Paris, le samedi 14 octobre 2023 – Première femme homosexuelle au gouvernement, Sarah El Haïry a décidé de médiatiser sa grossesse par PMA.
Plus de deux ans après l’adoption de la dernière loi de bioéthique, qui a ouvert l’accès de la procréation médicalement assistée (PMA) aux couples de femmes et aux femmes seules, la fameuse « PMA pour toutes » n’a encore connu que peu d’applications pratiques, faute à des délais d’attente très long et à une pénurie de gamètes.
Au dernier pointage, réalisé le 2 août dernier pour les deux ans de l’adoption de la loi, la réforme n’avait abouti qu’à 444 grossesses et à la naissance que de 21 enfants. Parmi ces quelques centaines de futures mères, l’une a pu assister personnellement à l’adoption de cette loi qui allait changer sa vie, puisqu’il s’agit de la secrétaire d’Etat chargée à la biodiversité Sarah El Haïry.
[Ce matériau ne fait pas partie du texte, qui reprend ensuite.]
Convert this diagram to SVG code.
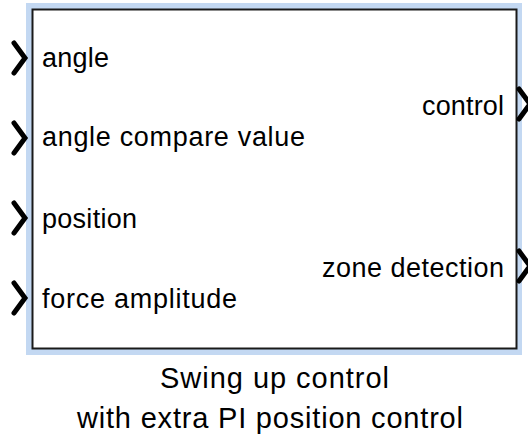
<svg xmlns="http://www.w3.org/2000/svg" width="528" height="439" viewBox="0 0 528 439">
<style>
.lbl{font-family:"Liberation Sans",Arial,sans-serif;font-size:27px;fill:#000}
.cap{font-size:29px}
.port{fill:none;stroke:#000;stroke-width:5;stroke-linecap:round;stroke-linejoin:miter}
</style>
<defs>
<path id="chev" d="M-11,-15 L0,0 L-11,15"/>
</defs>
<rect width="528" height="439" fill="#fff"/>
<g id="block">
<rect x="26" y="3" width="496" height="352" fill="#c3d8f2"/>
<rect x="32.5" y="9.5" width="484" height="339" fill="#fff" stroke="#1a1a1a" stroke-width="2"/>
<text class="lbl" x="42" y="67" textLength="67" lengthAdjust="spacing">angle</text>
<text class="lbl" x="42" y="146" textLength="263" lengthAdjust="spacing">angle compare value</text>
<text class="lbl" x="42" y="228" textLength="95" lengthAdjust="spacing">position</text>
<text class="lbl" x="42" y="308" textLength="195" lengthAdjust="spacing">force amplitude</text>
<text class="lbl" x="504" y="115" text-anchor="end" textLength="82" lengthAdjust="spacing">control</text>
<text class="lbl" x="504" y="277" text-anchor="end" textLength="182" lengthAdjust="spacing">zone detection</text>
<text class="lbl cap" x="160" y="388" textLength="229" lengthAdjust="spacing">Swing up control</text>
<text class="lbl cap" x="77" y="428" textLength="386" lengthAdjust="spacing">with extra PI position control</text>
</g>
<g id="ports" class="port">
<use href="#chev" x="25" y="58"/>
<use href="#chev" x="25" y="138"/>
<use href="#chev" x="25" y="218"/>
<use href="#chev" x="25" y="298"/>
<use href="#chev" x="530" y="104"/>
<use href="#chev" x="530" y="266"/>
</g>
</svg>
Un coming-out très discret
La jeune ministre franco-marocaine de 34 ans, co-benjamine du gouvernement (elle est née le même jour que le ministre de l’Education Nationale Gabriel Attal) a en effet annoncé dans une interview à la Tribune du dimanche (nouveau journal créé par les dissidents du Journal du dimanche) avoir été enceinte grâce à une PMA et attendre un heureux évènement avec sa compagne Pauline.
La jeune femme, qui a occupé le poste de secrétaire d’Etat à la jeunesse de 2020 jusqu’au remaniement ministériel de juillet dernier, n’a pourtant pas l’habitude de mettre en avant sa vie privée. C’est d’ailleurs incidemment qu’elle avait révélé son homosexualité dans une interview à Forbes en avril dernier, devenant la première lesbienne déclarée membre d’un gouvernement en France. Au détour d’une phrase, la ministre avait en effet évoqué sa « compagne ».
Depuis, l’ancienne militante UMP finalement élue députée en 2017 à seulement 28 ans sous l’étiquette du Modem, a malheureusement subi son lot d’insultes homophobes sur les réseaux sociaux. Des attaques qui l’ont convaincu de mettre sa situation en avant et sa PMA. « Nous vivons un moment important, l’arrivée prochaine d’un enfant, je veux le dire haut et fort, montrer que c’est possible pour deux femmes en couple » explique la ministre.
Deux ans après l’adoption de la loi sur la PMA, qui a suscité des débats parfois houleux, mais bien plus apaisés que ceux sur le mariage homosexuel, la jeune femme se félicite évidemment de l’adoption de cette loi. « Les couples lesbiens et les femmes seules n’ont plus à se rendre à l’étranger pour se faire aider, mais il reste cependant des batailles à remporter dans notre société pour l’acceptation de tous » commente-t-elle.
Une marraine présidentielle
Dans cet interview accordé à ce nouveau journal, Sarah El Haïry détaille son parcours et le soutien reçu par le Pr Jean-Marc Ayoubi, chef du service de gynécologie obstétrique à l’hôpital Foch de Suresnes, notamment connu pour avoir réalisé la première greffe utérine en France. Après un premier échec, sa seconde FIV a finalement été la bonne. « Nous avons eu de la chance, car en région parisienne, il n’y a pas de pénuries de gamètes, ce qui n’est pas le cas partout en France, malheureusement » commente la ministre, qui raconte que l’épouse du Président de la République Brigitte Macron est la première à avoir connu la bonne nouvelle.
L’ouverture de la PMA aux lesbiennes et aux femmes seules a fait exploser les demandes, passant de 2 000 demandes par an en moyenne à 15 000 supplémentaires depuis l’entrée en vigueur de la loi. Les centres d’aide médicale à la procréation sont débordés, les délais d’attente s’allongent (14 mois en moyenne alors que le gouvernement avait promis 6 mois maximum au moment de l’adoption de la loi) et surtout les stocks de gamètes sont insuffisants. Pour ne rien arranger, le gouvernement a récemment annoncé que les paillettes de sperme prélevés avant le 1er septembre 2022, soit avant l’entrée en vigueur de la levée de l’anonymat pour les donneurs de sperme, devront être détruites d’ici le 31 mars 2025.
La fille de Sarah El Haïry devrait voir le jour d’ici la fin de l’année. Quelle sera la durée du congé parental que prendra la ministre ? On se rappelle qu’en 2009, la ministre de la Justice Rachida Dati avait participé à un Conseil des ministres seulement cinq jours après la naissance de sa fille.